_TASK BRIEF_
Without including the pictures, copy out every line below.

_DATASET SECTION_
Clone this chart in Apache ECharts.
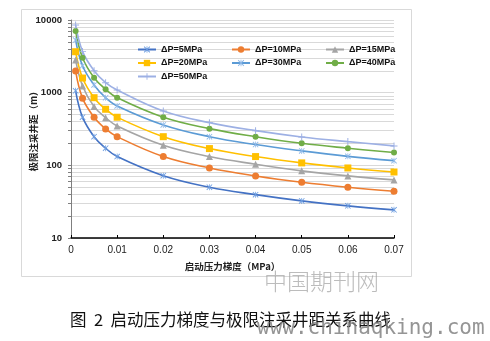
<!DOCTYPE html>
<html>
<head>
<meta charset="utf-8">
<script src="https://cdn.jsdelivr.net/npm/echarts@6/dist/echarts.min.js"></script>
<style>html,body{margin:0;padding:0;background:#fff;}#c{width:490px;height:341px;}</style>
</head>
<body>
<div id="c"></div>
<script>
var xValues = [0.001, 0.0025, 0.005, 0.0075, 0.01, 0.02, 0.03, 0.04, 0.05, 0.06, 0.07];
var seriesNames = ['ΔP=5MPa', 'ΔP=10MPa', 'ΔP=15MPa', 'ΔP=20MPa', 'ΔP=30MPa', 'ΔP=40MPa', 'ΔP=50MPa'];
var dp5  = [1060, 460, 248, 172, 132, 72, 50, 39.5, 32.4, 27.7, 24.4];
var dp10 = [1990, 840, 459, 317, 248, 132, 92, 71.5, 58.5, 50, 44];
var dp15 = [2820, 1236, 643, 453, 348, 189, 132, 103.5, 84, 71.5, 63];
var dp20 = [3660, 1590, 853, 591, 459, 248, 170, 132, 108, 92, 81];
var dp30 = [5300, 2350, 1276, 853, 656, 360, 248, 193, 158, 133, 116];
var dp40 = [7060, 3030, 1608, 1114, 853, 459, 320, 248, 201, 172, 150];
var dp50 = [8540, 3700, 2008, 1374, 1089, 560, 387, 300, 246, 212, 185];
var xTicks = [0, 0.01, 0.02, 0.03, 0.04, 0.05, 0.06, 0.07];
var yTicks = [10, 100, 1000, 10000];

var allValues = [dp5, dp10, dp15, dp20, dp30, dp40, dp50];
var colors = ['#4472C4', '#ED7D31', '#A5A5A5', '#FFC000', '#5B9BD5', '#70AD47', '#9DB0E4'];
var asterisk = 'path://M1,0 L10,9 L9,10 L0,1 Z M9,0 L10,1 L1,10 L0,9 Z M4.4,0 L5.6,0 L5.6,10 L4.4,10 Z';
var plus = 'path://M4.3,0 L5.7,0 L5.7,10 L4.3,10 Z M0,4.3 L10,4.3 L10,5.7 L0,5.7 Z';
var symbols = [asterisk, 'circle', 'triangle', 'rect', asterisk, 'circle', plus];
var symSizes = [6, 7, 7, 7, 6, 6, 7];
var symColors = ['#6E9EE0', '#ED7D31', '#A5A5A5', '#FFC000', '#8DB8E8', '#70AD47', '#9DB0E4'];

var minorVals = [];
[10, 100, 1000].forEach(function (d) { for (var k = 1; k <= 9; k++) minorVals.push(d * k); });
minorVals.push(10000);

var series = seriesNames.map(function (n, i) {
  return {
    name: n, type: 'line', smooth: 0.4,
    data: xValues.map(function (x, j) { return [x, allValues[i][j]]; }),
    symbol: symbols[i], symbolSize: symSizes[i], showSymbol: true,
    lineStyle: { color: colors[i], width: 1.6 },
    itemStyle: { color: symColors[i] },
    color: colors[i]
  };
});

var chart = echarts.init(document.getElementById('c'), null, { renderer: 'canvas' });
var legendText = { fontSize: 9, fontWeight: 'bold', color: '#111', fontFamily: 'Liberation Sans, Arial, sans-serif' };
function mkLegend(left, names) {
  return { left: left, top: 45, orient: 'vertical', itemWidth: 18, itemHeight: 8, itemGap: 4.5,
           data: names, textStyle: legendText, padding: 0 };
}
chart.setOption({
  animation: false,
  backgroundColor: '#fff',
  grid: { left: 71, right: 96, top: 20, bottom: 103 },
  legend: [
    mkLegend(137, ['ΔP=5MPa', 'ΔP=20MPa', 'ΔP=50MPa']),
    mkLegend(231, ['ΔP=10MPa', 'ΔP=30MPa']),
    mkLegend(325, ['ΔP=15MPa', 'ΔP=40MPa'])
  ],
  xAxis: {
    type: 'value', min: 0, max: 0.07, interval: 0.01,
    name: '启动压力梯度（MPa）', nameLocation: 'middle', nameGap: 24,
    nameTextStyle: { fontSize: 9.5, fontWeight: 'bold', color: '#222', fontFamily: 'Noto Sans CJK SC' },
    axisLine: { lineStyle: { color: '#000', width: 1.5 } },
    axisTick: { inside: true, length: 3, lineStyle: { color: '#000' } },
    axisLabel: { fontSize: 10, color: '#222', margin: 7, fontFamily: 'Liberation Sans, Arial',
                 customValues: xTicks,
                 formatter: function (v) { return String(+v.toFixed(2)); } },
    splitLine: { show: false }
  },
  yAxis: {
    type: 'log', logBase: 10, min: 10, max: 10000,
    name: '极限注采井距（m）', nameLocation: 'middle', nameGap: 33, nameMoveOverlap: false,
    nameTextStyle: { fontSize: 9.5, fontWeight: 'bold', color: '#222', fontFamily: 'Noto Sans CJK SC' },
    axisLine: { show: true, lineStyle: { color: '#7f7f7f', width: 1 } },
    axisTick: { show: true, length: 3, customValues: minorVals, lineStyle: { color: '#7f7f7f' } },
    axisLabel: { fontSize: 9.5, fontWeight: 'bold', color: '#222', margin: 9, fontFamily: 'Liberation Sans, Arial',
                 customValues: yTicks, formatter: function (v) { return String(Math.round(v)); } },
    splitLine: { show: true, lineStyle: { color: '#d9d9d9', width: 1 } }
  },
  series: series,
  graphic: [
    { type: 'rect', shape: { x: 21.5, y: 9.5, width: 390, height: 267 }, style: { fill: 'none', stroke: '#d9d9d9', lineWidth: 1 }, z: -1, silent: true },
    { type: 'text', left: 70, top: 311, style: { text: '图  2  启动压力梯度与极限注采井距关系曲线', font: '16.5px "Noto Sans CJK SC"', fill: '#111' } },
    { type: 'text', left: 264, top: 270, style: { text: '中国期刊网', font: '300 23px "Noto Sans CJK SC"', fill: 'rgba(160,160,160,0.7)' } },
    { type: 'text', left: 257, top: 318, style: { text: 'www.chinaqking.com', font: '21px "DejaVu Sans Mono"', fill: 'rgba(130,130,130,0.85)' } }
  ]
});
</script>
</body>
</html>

_FINISHED TASK_
Clone this chart in Apache ECharts.
<!DOCTYPE html>
<html>
<head>
<meta charset="utf-8">
<script src="https://cdn.jsdelivr.net/npm/echarts@6/dist/echarts.min.js"></script>
<style>html,body{margin:0;padding:0;background:#fff;}#c{width:490px;height:341px;}</style>
</head>
<body>
<div id="c"></div>
<script>
var xValues = [0.001, 0.0025, 0.005, 0.0075, 0.01, 0.02, 0.03, 0.04, 0.05, 0.06, 0.07];
var seriesNames = ['ΔP=5MPa', 'ΔP=10MPa', 'ΔP=15MPa', 'ΔP=20MPa', 'ΔP=30MPa', 'ΔP=40MPa', 'ΔP=50MPa'];
var dp5  = [1060, 460, 248, 172, 132, 72, 50, 39.5, 32.4, 27.7, 24.4];
var dp10 = [1990, 840, 459, 317, 248, 132, 92, 71.5, 58.5, 50, 44];
var dp15 = [2820, 1236, 643, 453, 348, 189, 132, 103.5, 84, 71.5, 63];
var dp20 = [3660, 1590, 853, 591, 459, 248, 170, 132, 108, 92, 81];
var dp30 = [5300, 2350, 1276, 853, 656, 360, 248, 193, 158, 133, 116];
var dp40 = [7060, 3030, 1608, 1114, 853, 459, 320, 248, 201, 172, 150];
var dp50 = [8540, 3700, 2008, 1374, 1089, 560, 387, 300, 246, 212, 185];
var xTicks = [0, 0.01, 0.02, 0.03, 0.04, 0.05, 0.06, 0.07];
var yTicks = [10, 100, 1000, 10000];

var allValues = [dp5, dp10, dp15, dp20, dp30, dp40, dp50];
var colors = ['#4472C4', '#ED7D31', '#A5A5A5', '#FFC000', '#5B9BD5', '#70AD47', '#9DB0E4'];
var asterisk = 'path://M1,0 L10,9 L9,10 L0,1 Z M9,0 L10,1 L1,10 L0,9 Z M4.4,0 L5.6,0 L5.6,10 L4.4,10 Z';
var plus = 'path://M4.3,0 L5.7,0 L5.7,10 L4.3,10 Z M0,4.3 L10,4.3 L10,5.7 L0,5.7 Z';
var symbols = [asterisk, 'circle', 'triangle', 'rect', asterisk, 'circle', plus];
var symSizes = [6, 7, 7, 7, 6, 6, 7];
var symColors = ['#6E9EE0', '#ED7D31', '#A5A5A5', '#FFC000', '#8DB8E8', '#70AD47', '#9DB0E4'];

var minorVals = [];
[10, 100, 1000].forEach(function (d) { for (var k = 1; k <= 9; k++) minorVals.push(d * k); });
minorVals.push(10000);

var series = seriesNames.map(function (n, i) {
  return {
    name: n, type: 'line', smooth: 0.4,
    data: xValues.map(function (x, j) { return [x, allValues[i][j]]; }),
    symbol: symbols[i], symbolSize: symSizes[i], showSymbol: true,
    lineStyle: { color: colors[i], width: 1.6 },
    itemStyle: { color: symColors[i] },
    color: colors[i]
  };
});

var chart = echarts.init(document.getElementById('c'), null, { renderer: 'canvas' });
var legendText = { fontSize: 9, fontWeight: 'bold', color: '#111', fontFamily: 'Liberation Sans, Arial, sans-serif' };
function mkLegend(left, names) {
  return { left: left, top: 45, orient: 'vertical', itemWidth: 18, itemHeight: 8, itemGap: 4.5,
           data: names, textStyle: legendText, padding: 0 };
}
chart.setOption({
  animation: false,
  backgroundColor: '#fff',
  grid: { left: 71, right: 96, top: 20, bottom: 103 },
  legend: [
    mkLegend(137, ['ΔP=5MPa', 'ΔP=20MPa', 'ΔP=50MPa']),
    mkLegend(231, ['ΔP=10MPa', 'ΔP=30MPa']),
    mkLegend(325, ['ΔP=15MPa', 'ΔP=40MPa'])
  ],
  xAxis: {
    type: 'value', min: 0, max: 0.07, interval: 0.01,
    name: '启动压力梯度（MPa）', nameLocation: 'middle', nameGap: 24,
    nameTextStyle: { fontSize: 9.5, fontWeight: 'bold', color: '#222', fontFamily: 'Noto Sans CJK SC' },
    axisLine: { lineStyle: { color: '#000', width: 1.5 } },
    axisTick: { inside: true, length: 3, lineStyle: { color: '#000' } },
    axisLabel: { fontSize: 10, color: '#222', margin: 7, fontFamily: 'Liberation Sans, Arial',
                 customValues: xTicks,
                 formatter: function (v) { return String(+v.toFixed(2)); } },
    splitLine: { show: false }
  },
  yAxis: {
    type: 'log', logBase: 10, min: 10, max: 10000,
    name: '极限注采井距（m）', nameLocation: 'middle', nameGap: 33, nameMoveOverlap: false,
    nameTextStyle: { fontSize: 9.5, fontWeight: 'bold', color: '#222', fontFamily: 'Noto Sans CJK SC' },
    axisLine: { show: true, lineStyle: { color: '#7f7f7f', width: 1 } },
    axisTick: { show: true, length: 3, customValues: minorVals, lineStyle: { color: '#7f7f7f' } },
    axisLabel: { fontSize: 9.5, fontWeight: 'bold', color: '#222', margin: 9, fontFamily: 'Liberation Sans, Arial',
                 customValues: yTicks, formatter: function (v) { return String(Math.round(v)); } },
    splitLine: { show: true, lineStyle: { color: '#d9d9d9', width: 1 } }
  },
  series: series,
  graphic: [
    { type: 'rect', shape: { x: 21.5, y: 9.5, width: 390, height: 267 }, style: { fill: 'none', stroke: '#d9d9d9', lineWidth: 1 }, z: -1, silent: true },
    { type: 'text', left: 70, top: 311, style: { text: '图  2  启动压力梯度与极限注采井距关系曲线', font: '16.5px "Noto Sans CJK SC"', fill: '#111' } },
    { type: 'text', left: 264, top: 270, style: { text: '中国期刊网', font: '300 23px "Noto Sans CJK SC"', fill: 'rgba(160,160,160,0.7)' } },
    { type: 'text', left: 257, top: 318, style: { text: 'www.chinaqking.com', font: '21px "DejaVu Sans Mono"', fill: 'rgba(130,130,130,0.85)' } }
  ]
});
</script>
</body>
</html>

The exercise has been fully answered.